I have done a great deal of learning with SD cards recently, so much so I'd like to say Iv become a bit of a pro with understanding the nitty gritty of them.
The easier connection to them is using SPI, this does not get you crazy fast speeds like you see with dedicated SDCard readers, but with the correct memory management and block sizes, you can still get very decent speeds.
The last couple days have been going over some basic libraries to see how people currently handle using SDCards along with the common formatting for handling creating documents/files/ect.
When first using off the shelf libraries, writing a 4mega byte file (MB) took around 30seconds, this equated to about 130KB/s.
After some modifications with optimizing block sizes, clock speeds and transfer protocol, we do a 4MB file in 2.3seconds. This still equates to a little under 2megabytes per second, which isnt crazy large in terms of file transferring speeds that we see on computers, but in the world of microcontrollers, this is moving. Whats crazy, is this was the result of saving a millisecond between every operation which gave a huge boost in speed.
The reason for spending time on this is purely due to the reason of needing to be able to save or read files from an SDCard over a wireless connection (WIFI and Bluetooth). This comes more into play when reading the file off the SdCard when pulling something like a CSV log which could be many megabytes long.
This leads us to then optimizing how logs are saved, where by a simple 4byte timestamp and then a full CAN frame is used, all saved in raw byte form.
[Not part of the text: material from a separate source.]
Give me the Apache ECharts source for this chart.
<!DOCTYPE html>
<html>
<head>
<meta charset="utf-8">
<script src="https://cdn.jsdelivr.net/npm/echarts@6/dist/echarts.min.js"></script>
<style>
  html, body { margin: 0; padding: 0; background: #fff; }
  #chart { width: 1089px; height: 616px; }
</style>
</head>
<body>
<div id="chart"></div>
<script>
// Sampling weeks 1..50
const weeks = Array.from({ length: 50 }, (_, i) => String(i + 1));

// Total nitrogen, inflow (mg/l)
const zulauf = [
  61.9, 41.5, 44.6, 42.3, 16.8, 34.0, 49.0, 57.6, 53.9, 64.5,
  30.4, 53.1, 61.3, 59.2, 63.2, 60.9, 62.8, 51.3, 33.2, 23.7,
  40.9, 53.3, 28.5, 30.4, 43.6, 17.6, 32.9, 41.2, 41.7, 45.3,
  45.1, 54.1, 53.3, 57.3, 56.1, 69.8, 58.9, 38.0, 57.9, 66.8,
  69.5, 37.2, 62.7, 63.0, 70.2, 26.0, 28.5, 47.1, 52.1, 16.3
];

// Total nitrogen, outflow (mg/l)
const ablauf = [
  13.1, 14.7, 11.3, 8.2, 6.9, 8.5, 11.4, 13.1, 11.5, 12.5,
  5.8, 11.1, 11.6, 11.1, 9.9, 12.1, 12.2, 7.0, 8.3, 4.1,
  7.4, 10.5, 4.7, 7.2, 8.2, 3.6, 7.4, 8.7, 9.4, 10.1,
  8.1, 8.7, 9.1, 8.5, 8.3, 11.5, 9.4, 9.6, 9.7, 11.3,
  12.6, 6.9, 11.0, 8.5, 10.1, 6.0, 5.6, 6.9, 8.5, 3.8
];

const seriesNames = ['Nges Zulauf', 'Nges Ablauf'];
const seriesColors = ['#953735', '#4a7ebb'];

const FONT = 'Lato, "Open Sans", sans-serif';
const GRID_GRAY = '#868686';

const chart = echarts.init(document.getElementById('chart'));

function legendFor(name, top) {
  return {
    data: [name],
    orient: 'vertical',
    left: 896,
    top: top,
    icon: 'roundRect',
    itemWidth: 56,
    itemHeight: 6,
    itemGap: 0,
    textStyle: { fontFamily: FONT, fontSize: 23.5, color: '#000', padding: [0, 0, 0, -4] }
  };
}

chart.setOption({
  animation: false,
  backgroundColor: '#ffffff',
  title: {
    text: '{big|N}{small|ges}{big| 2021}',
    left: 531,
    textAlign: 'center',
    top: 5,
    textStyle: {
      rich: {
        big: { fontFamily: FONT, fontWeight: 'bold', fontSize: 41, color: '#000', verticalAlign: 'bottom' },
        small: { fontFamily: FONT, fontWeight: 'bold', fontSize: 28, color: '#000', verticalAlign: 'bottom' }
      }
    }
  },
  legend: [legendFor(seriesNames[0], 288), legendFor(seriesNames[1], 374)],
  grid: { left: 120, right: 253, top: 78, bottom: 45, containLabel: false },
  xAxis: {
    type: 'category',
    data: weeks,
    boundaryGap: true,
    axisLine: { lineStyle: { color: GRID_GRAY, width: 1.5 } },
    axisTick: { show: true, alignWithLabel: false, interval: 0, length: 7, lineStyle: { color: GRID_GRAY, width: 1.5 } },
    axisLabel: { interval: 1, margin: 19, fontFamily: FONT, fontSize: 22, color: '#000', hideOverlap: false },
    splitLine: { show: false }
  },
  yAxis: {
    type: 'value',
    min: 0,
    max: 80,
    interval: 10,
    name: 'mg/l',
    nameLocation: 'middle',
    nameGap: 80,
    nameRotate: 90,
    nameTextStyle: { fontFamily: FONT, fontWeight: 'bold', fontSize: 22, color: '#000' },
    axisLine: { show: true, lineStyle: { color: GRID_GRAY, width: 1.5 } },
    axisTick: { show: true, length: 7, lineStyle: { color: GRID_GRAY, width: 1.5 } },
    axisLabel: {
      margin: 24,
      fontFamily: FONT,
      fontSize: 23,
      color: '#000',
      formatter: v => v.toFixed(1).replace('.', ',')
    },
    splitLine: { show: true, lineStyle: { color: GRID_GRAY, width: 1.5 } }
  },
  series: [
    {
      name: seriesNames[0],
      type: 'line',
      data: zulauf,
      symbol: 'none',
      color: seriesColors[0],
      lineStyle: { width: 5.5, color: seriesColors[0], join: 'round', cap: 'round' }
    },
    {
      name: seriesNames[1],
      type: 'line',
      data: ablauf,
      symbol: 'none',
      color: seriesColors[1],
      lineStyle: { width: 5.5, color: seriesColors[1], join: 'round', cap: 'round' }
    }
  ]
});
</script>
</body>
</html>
If logging at 60hz with 24PIDs, this would be 60x24x 16 = 23k bytes per second, which is 1.38MB per minute.
This is very much possible since CANbus is 500kbits/s which equates to a max bus load of about 62500bytes per second, so only 1/3rd of the network is still being used with the above figures.
Assuming someone logs for 15minutes, that will be roughly 20.7MB.
Still, not a big file, but that will be roughly 11.5seconds just to read the file via USB directly. Doesnt sound that bad right? Well.. the point of this is for wireless since everyone has a smartphone these days, but not a PC.
Our wireless module runs at 921600baud, which is roughly 155200 bytes per second, so assuming we could even maximise that throughput, transferring that file would take a minimum of 133seconds which is 2minutes 13sec for that 20.7MB file. Realistically, this is likely going to be more like 4minutes+ as have to account for the time it takes for each chunk of data to send plus the latency between each packet ect.
We have never needed to be faster then the 921600 serial baud rate for our wireless, since we have never needed to send large files in a short time span. But in this circumstance, we would actually benefit from migrating to a SPI connection so we can go to something like 50MHZ which would significantly speed up that transfer rate between the wireless to processor, that way the limiting factor is just the wireless protocol itself.
Anyways, Im rambling on a bit now here, but its just a bit of insite to how far we think ahead to identify our limitations to better design our hardware.